### [What this task involves]
Exactly repeat the material, dropping every picture from the copy.

### [Information shown]
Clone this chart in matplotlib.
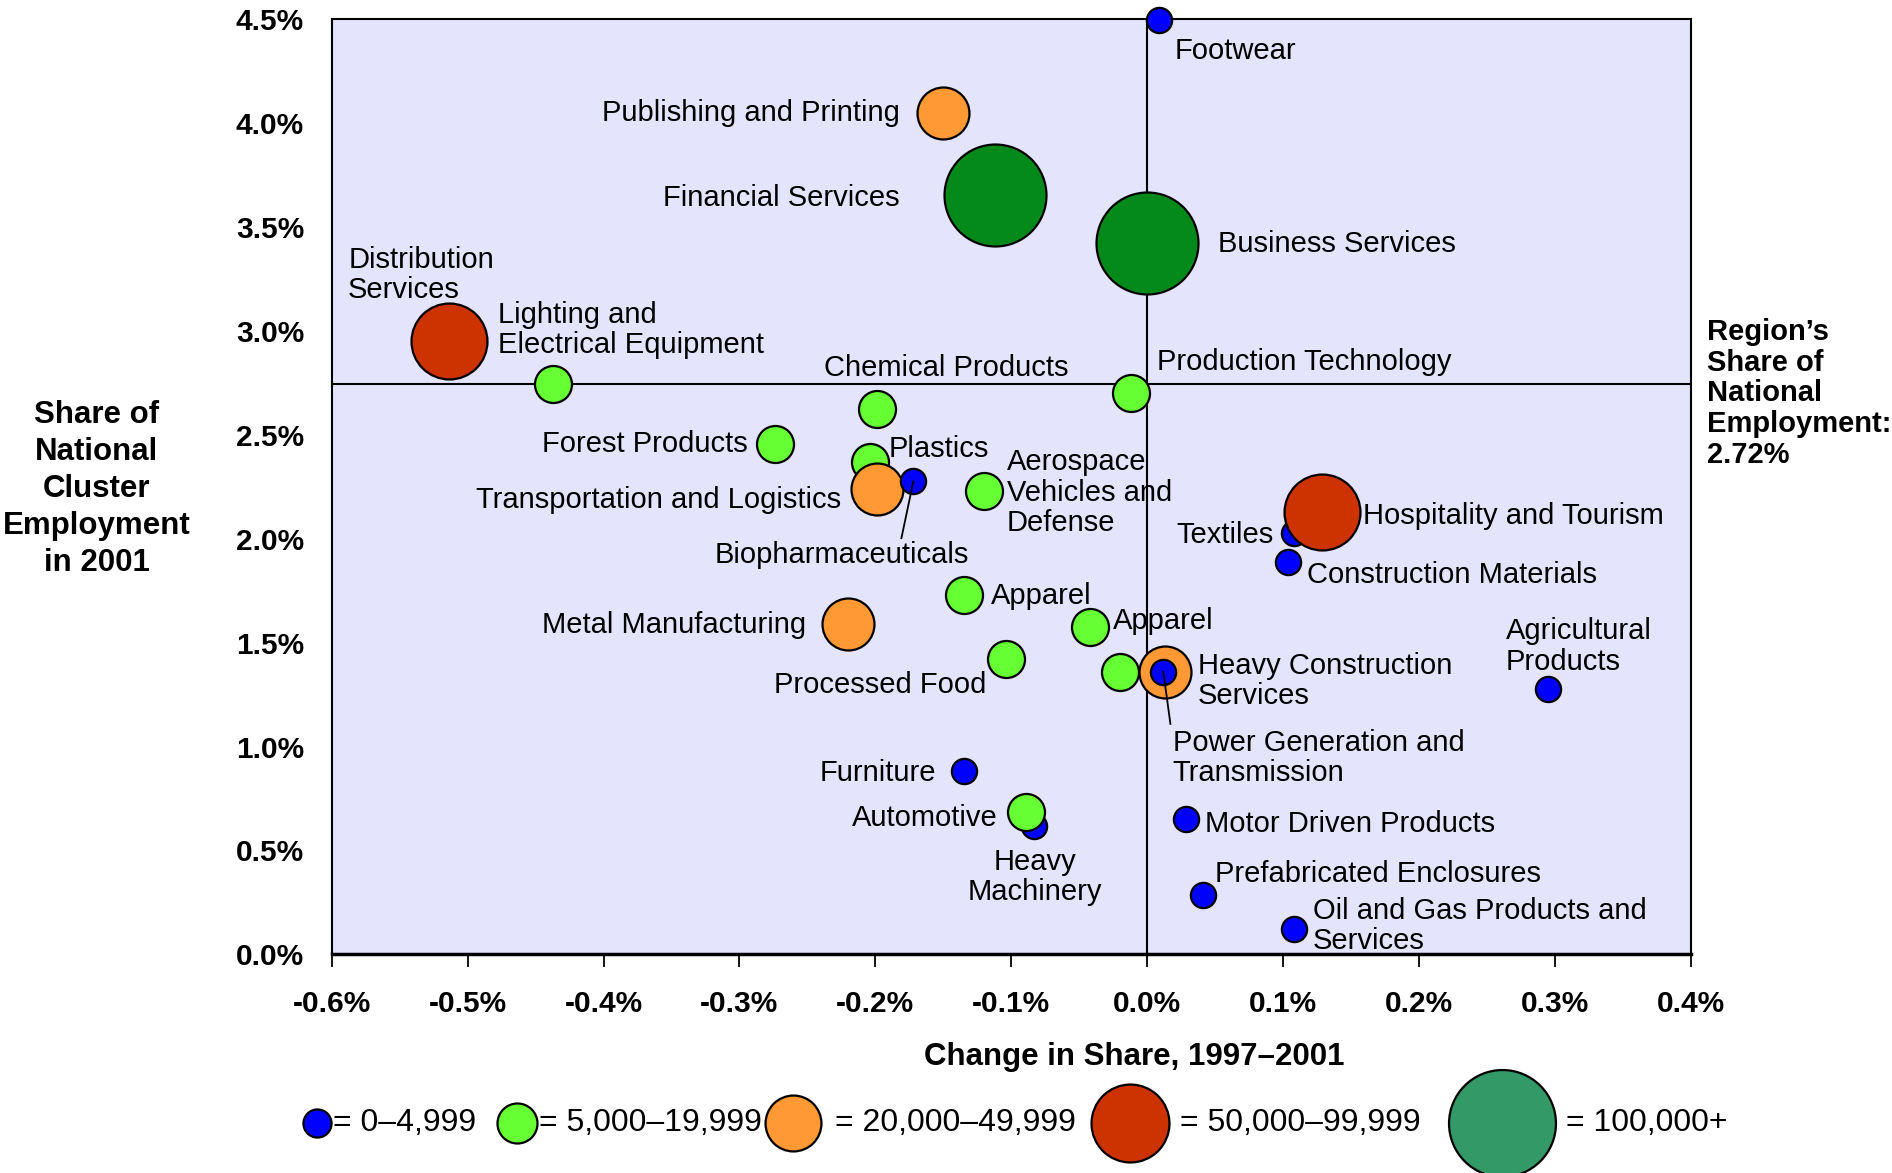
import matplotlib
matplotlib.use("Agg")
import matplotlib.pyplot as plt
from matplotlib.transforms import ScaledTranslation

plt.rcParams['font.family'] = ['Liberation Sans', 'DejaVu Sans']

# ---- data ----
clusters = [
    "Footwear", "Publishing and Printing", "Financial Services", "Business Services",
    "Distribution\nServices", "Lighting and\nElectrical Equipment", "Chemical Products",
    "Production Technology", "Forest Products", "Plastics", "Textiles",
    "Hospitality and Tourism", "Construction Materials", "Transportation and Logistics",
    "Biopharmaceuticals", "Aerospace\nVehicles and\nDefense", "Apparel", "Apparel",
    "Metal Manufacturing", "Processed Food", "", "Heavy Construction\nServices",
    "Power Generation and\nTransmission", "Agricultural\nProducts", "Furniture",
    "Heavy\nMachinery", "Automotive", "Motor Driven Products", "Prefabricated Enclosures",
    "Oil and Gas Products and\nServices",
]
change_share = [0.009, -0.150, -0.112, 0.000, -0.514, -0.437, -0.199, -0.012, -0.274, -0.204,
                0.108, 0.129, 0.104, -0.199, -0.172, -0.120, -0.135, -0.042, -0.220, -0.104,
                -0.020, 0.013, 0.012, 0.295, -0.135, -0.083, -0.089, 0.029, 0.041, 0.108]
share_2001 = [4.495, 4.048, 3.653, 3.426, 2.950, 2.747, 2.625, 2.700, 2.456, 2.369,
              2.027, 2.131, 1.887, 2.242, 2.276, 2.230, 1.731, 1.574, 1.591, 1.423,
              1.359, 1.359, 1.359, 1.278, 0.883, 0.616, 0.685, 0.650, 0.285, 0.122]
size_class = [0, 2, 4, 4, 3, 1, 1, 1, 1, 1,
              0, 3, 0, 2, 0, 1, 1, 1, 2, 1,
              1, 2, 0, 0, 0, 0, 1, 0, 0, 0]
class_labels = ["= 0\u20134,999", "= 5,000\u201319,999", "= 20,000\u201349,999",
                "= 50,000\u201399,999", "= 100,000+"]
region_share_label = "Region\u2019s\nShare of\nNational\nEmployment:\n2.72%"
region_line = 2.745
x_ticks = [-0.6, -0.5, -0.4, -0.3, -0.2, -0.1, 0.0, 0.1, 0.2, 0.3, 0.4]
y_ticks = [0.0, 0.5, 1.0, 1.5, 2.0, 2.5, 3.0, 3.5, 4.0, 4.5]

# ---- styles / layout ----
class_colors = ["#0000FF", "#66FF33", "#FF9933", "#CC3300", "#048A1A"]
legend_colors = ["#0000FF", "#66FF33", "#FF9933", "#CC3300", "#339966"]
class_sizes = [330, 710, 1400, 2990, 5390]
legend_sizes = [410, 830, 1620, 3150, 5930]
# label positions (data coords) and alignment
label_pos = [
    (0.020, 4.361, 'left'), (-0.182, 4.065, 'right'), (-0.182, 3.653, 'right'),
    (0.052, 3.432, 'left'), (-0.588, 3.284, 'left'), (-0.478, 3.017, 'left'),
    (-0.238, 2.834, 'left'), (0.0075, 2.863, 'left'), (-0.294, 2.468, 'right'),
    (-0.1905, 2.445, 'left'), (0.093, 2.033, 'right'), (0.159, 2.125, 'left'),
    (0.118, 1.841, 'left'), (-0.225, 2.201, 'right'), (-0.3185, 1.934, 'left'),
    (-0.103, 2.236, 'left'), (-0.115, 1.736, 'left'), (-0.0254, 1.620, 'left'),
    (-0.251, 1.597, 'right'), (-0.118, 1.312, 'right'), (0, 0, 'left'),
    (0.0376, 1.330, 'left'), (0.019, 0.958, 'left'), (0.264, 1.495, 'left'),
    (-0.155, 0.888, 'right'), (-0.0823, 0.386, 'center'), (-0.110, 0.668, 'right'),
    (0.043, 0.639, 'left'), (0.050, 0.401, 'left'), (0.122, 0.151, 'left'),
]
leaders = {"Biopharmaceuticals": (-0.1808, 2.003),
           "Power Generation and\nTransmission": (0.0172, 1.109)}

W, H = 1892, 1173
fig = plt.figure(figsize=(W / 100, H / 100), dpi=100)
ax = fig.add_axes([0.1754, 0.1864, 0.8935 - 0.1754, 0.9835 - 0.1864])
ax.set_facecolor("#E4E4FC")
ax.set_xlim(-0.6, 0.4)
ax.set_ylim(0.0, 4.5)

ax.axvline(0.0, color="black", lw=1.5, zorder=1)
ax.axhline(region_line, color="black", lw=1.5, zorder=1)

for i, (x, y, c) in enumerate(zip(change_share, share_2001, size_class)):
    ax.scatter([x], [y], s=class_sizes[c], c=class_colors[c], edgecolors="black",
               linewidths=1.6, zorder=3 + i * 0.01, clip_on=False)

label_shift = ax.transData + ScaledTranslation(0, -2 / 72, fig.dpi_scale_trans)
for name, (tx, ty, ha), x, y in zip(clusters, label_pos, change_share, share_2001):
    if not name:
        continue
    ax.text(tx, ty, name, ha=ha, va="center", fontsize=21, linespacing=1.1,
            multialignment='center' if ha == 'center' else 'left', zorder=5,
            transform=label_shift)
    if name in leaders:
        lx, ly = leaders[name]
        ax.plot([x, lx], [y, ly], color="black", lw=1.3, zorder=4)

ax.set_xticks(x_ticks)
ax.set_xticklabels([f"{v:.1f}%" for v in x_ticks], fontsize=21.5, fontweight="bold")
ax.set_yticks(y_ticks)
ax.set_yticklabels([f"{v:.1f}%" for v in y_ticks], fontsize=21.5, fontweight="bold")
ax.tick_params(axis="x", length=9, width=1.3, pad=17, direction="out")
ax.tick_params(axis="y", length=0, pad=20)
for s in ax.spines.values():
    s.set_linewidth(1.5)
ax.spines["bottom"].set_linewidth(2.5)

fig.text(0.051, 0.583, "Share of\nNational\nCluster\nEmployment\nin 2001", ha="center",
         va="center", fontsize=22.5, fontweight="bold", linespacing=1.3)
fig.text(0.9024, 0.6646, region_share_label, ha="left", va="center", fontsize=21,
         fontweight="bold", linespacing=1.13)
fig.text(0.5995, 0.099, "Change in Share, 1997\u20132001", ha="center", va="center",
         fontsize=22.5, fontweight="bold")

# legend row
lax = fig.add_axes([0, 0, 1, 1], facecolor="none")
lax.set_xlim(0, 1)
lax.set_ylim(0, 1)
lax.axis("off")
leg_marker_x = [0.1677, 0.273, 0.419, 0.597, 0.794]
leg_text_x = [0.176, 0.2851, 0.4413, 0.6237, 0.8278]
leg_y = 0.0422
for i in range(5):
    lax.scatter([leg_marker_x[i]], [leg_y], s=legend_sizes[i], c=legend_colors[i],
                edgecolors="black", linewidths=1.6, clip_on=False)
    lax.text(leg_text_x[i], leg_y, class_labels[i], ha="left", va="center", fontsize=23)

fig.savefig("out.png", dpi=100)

### [Answer for the task]
Clone this chart in matplotlib.
import matplotlib
matplotlib.use("Agg")
import matplotlib.pyplot as plt
from matplotlib.transforms import ScaledTranslation

plt.rcParams['font.family'] = ['Liberation Sans', 'DejaVu Sans']

# ---- data ----
clusters = [
    "Footwear", "Publishing and Printing", "Financial Services", "Business Services",
    "Distribution\nServices", "Lighting and\nElectrical Equipment", "Chemical Products",
    "Production Technology", "Forest Products", "Plastics", "Textiles",
    "Hospitality and Tourism", "Construction Materials", "Transportation and Logistics",
    "Biopharmaceuticals", "Aerospace\nVehicles and\nDefense", "Apparel", "Apparel",
    "Metal Manufacturing", "Processed Food", "", "Heavy Construction\nServices",
    "Power Generation and\nTransmission", "Agricultural\nProducts", "Furniture",
    "Heavy\nMachinery", "Automotive", "Motor Driven Products", "Prefabricated Enclosures",
    "Oil and Gas Products and\nServices",
]
change_share = [0.009, -0.150, -0.112, 0.000, -0.514, -0.437, -0.199, -0.012, -0.274, -0.204,
                0.108, 0.129, 0.104, -0.199, -0.172, -0.120, -0.135, -0.042, -0.220, -0.104,
                -0.020, 0.013, 0.012, 0.295, -0.135, -0.083, -0.089, 0.029, 0.041, 0.108]
share_2001 = [4.495, 4.048, 3.653, 3.426, 2.950, 2.747, 2.625, 2.700, 2.456, 2.369,
              2.027, 2.131, 1.887, 2.242, 2.276, 2.230, 1.731, 1.574, 1.591, 1.423,
              1.359, 1.359, 1.359, 1.278, 0.883, 0.616, 0.685, 0.650, 0.285, 0.122]
size_class = [0, 2, 4, 4, 3, 1, 1, 1, 1, 1,
              0, 3, 0, 2, 0, 1, 1, 1, 2, 1,
              1, 2, 0, 0, 0, 0, 1, 0, 0, 0]
class_labels = ["= 0\u20134,999", "= 5,000\u201319,999", "= 20,000\u201349,999",
                "= 50,000\u201399,999", "= 100,000+"]
region_share_label = "Region\u2019s\nShare of\nNational\nEmployment:\n2.72%"
region_line = 2.745
x_ticks = [-0.6, -0.5, -0.4, -0.3, -0.2, -0.1, 0.0, 0.1, 0.2, 0.3, 0.4]
y_ticks = [0.0, 0.5, 1.0, 1.5, 2.0, 2.5, 3.0, 3.5, 4.0, 4.5]

# ---- styles / layout ----
class_colors = ["#0000FF", "#66FF33", "#FF9933", "#CC3300", "#048A1A"]
legend_colors = ["#0000FF", "#66FF33", "#FF9933", "#CC3300", "#339966"]
class_sizes = [330, 710, 1400, 2990, 5390]
legend_sizes = [410, 830, 1620, 3150, 5930]
# label positions (data coords) and alignment
label_pos = [
    (0.020, 4.361, 'left'), (-0.182, 4.065, 'right'), (-0.182, 3.653, 'right'),
    (0.052, 3.432, 'left'), (-0.588, 3.284, 'left'), (-0.478, 3.017, 'left'),
    (-0.238, 2.834, 'left'), (0.0075, 2.863, 'left'), (-0.294, 2.468, 'right'),
    (-0.1905, 2.445, 'left'), (0.093, 2.033, 'right'), (0.159, 2.125, 'left'),
    (0.118, 1.841, 'left'), (-0.225, 2.201, 'right'), (-0.3185, 1.934, 'left'),
    (-0.103, 2.236, 'left'), (-0.115, 1.736, 'left'), (-0.0254, 1.620, 'left'),
    (-0.251, 1.597, 'right'), (-0.118, 1.312, 'right'), (0, 0, 'left'),
    (0.0376, 1.330, 'left'), (0.019, 0.958, 'left'), (0.264, 1.495, 'left'),
    (-0.155, 0.888, 'right'), (-0.0823, 0.386, 'center'), (-0.110, 0.668, 'right'),
    (0.043, 0.639, 'left'), (0.050, 0.401, 'left'), (0.122, 0.151, 'left'),
]
leaders = {"Biopharmaceuticals": (-0.1808, 2.003),
           "Power Generation and\nTransmission": (0.0172, 1.109)}

W, H = 1892, 1173
fig = plt.figure(figsize=(W / 100, H / 100), dpi=100)
ax = fig.add_axes([0.1754, 0.1864, 0.8935 - 0.1754, 0.9835 - 0.1864])
ax.set_facecolor("#E4E4FC")
ax.set_xlim(-0.6, 0.4)
ax.set_ylim(0.0, 4.5)

ax.axvline(0.0, color="black", lw=1.5, zorder=1)
ax.axhline(region_line, color="black", lw=1.5, zorder=1)

for i, (x, y, c) in enumerate(zip(change_share, share_2001, size_class)):
    ax.scatter([x], [y], s=class_sizes[c], c=class_colors[c], edgecolors="black",
               linewidths=1.6, zorder=3 + i * 0.01, clip_on=False)

label_shift = ax.transData + ScaledTranslation(0, -2 / 72, fig.dpi_scale_trans)
for name, (tx, ty, ha), x, y in zip(clusters, label_pos, change_share, share_2001):
    if not name:
        continue
    ax.text(tx, ty, name, ha=ha, va="center", fontsize=21, linespacing=1.1,
            multialignment='center' if ha == 'center' else 'left', zorder=5,
            transform=label_shift)
    if name in leaders:
        lx, ly = leaders[name]
        ax.plot([x, lx], [y, ly], color="black", lw=1.3, zorder=4)

ax.set_xticks(x_ticks)
ax.set_xticklabels([f"{v:.1f}%" for v in x_ticks], fontsize=21.5, fontweight="bold")
ax.set_yticks(y_ticks)
ax.set_yticklabels([f"{v:.1f}%" for v in y_ticks], fontsize=21.5, fontweight="bold")
ax.tick_params(axis="x", length=9, width=1.3, pad=17, direction="out")
ax.tick_params(axis="y", length=0, pad=20)
for s in ax.spines.values():
    s.set_linewidth(1.5)
ax.spines["bottom"].set_linewidth(2.5)

fig.text(0.051, 0.583, "Share of\nNational\nCluster\nEmployment\nin 2001", ha="center",
         va="center", fontsize=22.5, fontweight="bold", linespacing=1.3)
fig.text(0.9024, 0.6646, region_share_label, ha="left", va="center", fontsize=21,
         fontweight="bold", linespacing=1.13)
fig.text(0.5995, 0.099, "Change in Share, 1997\u20132001", ha="center", va="center",
         fontsize=22.5, fontweight="bold")

# legend row
lax = fig.add_axes([0, 0, 1, 1], facecolor="none")
lax.set_xlim(0, 1)
lax.set_ylim(0, 1)
lax.axis("off")
leg_marker_x = [0.1677, 0.273, 0.419, 0.597, 0.794]
leg_text_x = [0.176, 0.2851, 0.4413, 0.6237, 0.8278]
leg_y = 0.0422
for i in range(5):
    lax.scatter([leg_marker_x[i]], [leg_y], s=legend_sizes[i], c=legend_colors[i],
                edgecolors="black", linewidths=1.6, clip_on=False)
    lax.text(leg_text_x[i], leg_y, class_labels[i], ha="left", va="center", fontsize=23)

fig.savefig("out.png", dpi=100)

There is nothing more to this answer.